As a person who has never felt any sort of disconnect between my identity and my body - except in the sense that I view the body as being largely irrelevant to who we are as people - I believe I have nothing useful to contribute. I also don't think it's much my business.

On a conceptual level I can recognize the discomfort others may feel regarding this issue, but I can't understand it personally. It doesn't make sense to me that someone could have such a profound need to reshape their body one way or another. I imagine this is chiefly because of the irrelevance I attribute to my own body as regards who I am, but still, it is beyond my proper comprehension.

It certainly doesn't seem like it has much rational basis - indeed these issues are often framed in terms of "feeling" or "just knowing" intuitively. But like other seemingly irrational behaviors - religious devotion, absolutist political thinking, the consumption of lutefisk, et cetera - as long as there is no demonstrable harm being done, what do I care what people choose to do or believe?

Of course, there's a bit of a gray area in determining if "demonstrable harm" is actually being done. I'm not a fan of "cosmetic" surgery, and the more drastic it is, the more concerned I become. It seems to be to betray the medical ethos of primum non nocere - it sacrifices biological health to accomodate purely psychological problems, rather than treating those issues; it abandons rationality in favor of satisfying emotion.

But obviously opinions differ on the subject. One might even turn my own position against me - if I view the body as irrelevant to a person's identity, shouldn't that make any changes to the body likewise irrelevant?

And yet I can't help but compare the desire to undergo massive surgery to appear more in line with one gender stereotype or the other to things like Body Integrity Identity Disorder, wherin an individual feels that they would be happier living as an amputee, and often actively seek to remove one or more limbs. What is the logical difference between these two psychological desires? Most people would consider a desire to cut your own leg off to be unhealthy, and indicative of other deeper mental problems. So why, then, is wanting to reshape your physical sex not equally concerning?

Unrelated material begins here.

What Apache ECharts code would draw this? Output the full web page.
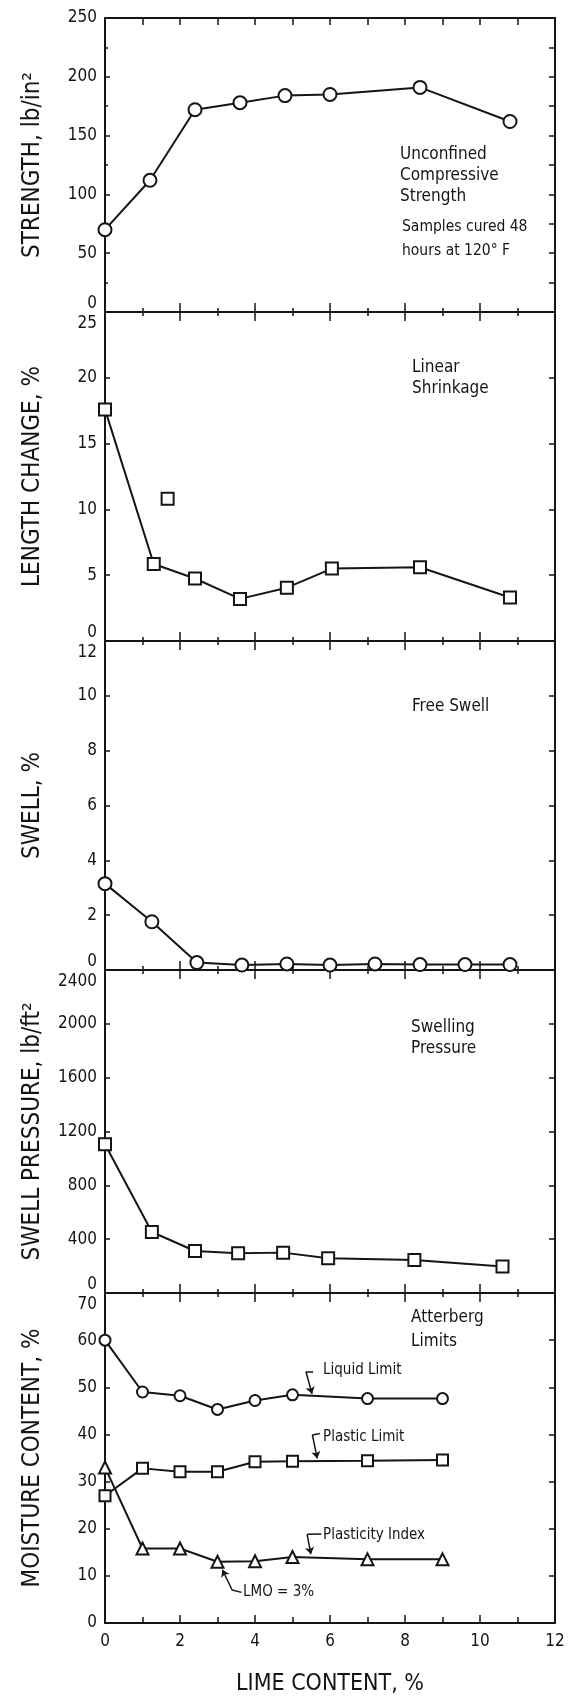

I've attempted to discuss this exact point with others previously, but apparently the comparison is seen as outrageous and offensive to some - which saddens, me because I have no desire to outrage or offend anyone regarding such topics, I just want to understand things rationally.

Overall, it's just yet another thing that, to me, seems irrational and possibly harmful to the people who embrace it, but that I can't really do or say anything genuinely productive about, so I try to simply not to be concerned by it. I don't always succeed, but I do at least try - and what concern I do feel, I also try to keep to myself.

Anonymous said...

My disturbance came when I read the FDA is going to allow the sexual enhancement drug directed at women.
These sex issues serve to undermine and minimize the real pertinent issues facing the working public. They are issue scapegoats.
Is Congress requiring insurers to cover all classifications described by the US weather bureau? No, they cover vague 'flood' conditions but the policy then fails to cover flood damage as there was a sub clause defining a separate element.
It seems to me as I age, that 20 years is the time frame that any actions by our private enterprises are allowed to run for profit regardless of the harm incurred. Only after the 20 year of profit taking does any action to limit the already substantial harm occur. It is intentional.
Even after the supposed corrections are proposed and discussed in Congress, and even passed in a weak form (often claimed to be the best one can expect), what happens is that the focus is removed and the legislation is sidetracked. Remember the hue and cry that produced to make the tax increases passed for education be applicable in a high percentage to the students and not for teachers?
Guess What? In Minnesota the legislation was derailed in the legislative bodies and has not been heard of again. We older folks understand this. Sadly.
One might even suspect that without a 20 year replacement of us that capitalism would soon fall by the roadside.